Task objective:
Identify the lines that include the word "chart", then copy all of them.
######
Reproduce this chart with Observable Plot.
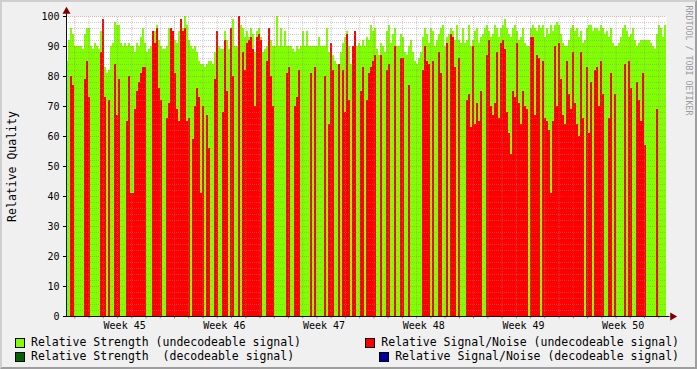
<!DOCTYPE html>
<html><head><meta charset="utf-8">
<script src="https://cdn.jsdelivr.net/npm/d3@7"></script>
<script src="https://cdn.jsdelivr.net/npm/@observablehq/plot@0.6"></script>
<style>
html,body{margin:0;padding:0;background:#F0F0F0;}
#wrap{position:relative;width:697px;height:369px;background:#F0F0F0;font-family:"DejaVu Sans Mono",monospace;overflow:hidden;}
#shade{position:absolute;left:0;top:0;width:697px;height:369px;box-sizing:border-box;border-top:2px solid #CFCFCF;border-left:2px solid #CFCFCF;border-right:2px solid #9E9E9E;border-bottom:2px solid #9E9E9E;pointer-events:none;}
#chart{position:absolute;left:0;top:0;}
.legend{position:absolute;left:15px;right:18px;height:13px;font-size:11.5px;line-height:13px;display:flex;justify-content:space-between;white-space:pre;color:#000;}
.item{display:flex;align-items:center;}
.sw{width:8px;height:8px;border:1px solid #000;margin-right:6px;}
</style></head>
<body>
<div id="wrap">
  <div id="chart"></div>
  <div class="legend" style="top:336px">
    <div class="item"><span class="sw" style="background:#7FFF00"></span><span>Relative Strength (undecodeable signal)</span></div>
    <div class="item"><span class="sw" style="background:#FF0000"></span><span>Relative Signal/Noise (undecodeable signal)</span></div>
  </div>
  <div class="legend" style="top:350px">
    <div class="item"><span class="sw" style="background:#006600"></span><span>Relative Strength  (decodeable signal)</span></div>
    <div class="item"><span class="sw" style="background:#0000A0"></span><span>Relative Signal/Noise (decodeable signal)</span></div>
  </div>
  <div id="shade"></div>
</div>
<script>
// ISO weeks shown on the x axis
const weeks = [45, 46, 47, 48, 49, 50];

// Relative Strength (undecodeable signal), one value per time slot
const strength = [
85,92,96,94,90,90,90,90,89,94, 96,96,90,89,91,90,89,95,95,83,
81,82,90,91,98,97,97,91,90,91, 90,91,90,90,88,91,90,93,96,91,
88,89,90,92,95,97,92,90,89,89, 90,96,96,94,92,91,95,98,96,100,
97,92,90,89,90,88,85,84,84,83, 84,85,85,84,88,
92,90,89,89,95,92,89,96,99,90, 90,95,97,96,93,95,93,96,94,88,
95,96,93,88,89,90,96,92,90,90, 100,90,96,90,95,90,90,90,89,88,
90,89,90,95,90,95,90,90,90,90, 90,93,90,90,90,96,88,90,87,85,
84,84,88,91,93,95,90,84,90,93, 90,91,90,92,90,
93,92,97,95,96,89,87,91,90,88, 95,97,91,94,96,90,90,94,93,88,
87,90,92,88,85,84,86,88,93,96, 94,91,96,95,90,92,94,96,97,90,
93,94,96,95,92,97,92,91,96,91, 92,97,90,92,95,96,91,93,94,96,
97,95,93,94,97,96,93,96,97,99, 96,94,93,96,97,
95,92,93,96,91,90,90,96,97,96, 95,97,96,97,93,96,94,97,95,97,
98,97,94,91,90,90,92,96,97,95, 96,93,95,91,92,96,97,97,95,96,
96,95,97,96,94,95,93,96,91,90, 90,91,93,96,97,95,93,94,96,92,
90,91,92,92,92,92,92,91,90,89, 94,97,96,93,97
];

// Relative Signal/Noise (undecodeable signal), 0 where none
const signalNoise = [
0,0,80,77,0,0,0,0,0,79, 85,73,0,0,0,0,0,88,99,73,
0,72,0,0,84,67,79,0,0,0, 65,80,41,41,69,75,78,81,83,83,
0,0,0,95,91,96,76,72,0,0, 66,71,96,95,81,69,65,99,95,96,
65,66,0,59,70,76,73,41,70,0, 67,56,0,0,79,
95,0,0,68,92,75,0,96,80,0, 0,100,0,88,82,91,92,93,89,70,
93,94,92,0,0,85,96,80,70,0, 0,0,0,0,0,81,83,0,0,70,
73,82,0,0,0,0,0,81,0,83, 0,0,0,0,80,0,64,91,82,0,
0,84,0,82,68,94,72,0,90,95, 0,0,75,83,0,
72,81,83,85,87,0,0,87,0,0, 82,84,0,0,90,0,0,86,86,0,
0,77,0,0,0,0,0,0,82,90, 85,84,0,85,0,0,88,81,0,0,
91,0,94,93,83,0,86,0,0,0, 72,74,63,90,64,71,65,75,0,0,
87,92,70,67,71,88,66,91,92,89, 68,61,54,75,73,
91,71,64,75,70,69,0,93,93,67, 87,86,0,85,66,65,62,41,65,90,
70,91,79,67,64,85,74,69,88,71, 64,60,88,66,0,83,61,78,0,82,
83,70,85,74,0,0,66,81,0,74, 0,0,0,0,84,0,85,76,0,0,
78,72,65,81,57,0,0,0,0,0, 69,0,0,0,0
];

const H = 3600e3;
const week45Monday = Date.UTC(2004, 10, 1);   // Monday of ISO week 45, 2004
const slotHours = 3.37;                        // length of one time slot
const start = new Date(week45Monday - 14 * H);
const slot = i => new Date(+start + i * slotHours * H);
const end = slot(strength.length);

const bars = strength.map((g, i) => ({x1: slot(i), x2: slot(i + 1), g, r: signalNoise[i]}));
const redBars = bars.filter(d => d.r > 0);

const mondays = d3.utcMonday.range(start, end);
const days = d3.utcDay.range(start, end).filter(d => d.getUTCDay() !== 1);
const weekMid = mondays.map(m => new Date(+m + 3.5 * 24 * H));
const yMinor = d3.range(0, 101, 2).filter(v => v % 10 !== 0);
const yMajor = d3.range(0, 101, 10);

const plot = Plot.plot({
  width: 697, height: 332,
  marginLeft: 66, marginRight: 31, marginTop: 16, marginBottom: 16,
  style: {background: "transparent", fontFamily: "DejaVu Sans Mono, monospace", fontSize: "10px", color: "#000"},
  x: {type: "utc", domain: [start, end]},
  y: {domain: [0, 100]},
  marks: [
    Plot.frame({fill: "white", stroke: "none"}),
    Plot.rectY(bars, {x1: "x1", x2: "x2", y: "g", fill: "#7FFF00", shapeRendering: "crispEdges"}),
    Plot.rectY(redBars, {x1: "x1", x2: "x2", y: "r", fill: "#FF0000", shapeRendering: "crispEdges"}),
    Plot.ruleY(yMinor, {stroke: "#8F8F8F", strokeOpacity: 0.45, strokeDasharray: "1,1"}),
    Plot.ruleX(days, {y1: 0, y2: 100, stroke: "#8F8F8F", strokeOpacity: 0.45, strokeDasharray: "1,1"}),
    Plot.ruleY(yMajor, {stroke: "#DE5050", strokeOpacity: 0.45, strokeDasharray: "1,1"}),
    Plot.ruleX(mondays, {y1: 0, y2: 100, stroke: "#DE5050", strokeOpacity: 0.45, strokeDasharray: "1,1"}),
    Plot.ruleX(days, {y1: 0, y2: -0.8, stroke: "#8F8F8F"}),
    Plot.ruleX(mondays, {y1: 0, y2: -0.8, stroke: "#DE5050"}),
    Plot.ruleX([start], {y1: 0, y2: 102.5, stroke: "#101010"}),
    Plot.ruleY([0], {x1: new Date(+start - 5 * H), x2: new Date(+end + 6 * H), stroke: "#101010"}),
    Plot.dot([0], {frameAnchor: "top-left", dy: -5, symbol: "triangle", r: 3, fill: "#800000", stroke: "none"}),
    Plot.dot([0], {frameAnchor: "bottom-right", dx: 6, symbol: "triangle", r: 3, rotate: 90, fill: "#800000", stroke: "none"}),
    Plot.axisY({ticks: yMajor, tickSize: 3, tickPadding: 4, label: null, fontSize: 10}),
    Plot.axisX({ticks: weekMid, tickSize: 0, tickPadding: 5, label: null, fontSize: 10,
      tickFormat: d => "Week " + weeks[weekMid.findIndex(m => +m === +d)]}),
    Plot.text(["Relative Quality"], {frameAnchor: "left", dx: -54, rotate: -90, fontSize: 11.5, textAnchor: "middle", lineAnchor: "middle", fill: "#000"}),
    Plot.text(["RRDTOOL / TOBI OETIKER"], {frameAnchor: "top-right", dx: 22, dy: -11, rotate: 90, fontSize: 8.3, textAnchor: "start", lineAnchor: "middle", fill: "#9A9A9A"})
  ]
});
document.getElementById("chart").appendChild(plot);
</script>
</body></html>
######
Full output:
Reproduce this chart with Observable Plot.
#chart{position:absolute;left:0;top:0;}
  <div id="chart"></div>
document.getElementById("chart").appendChild(plot);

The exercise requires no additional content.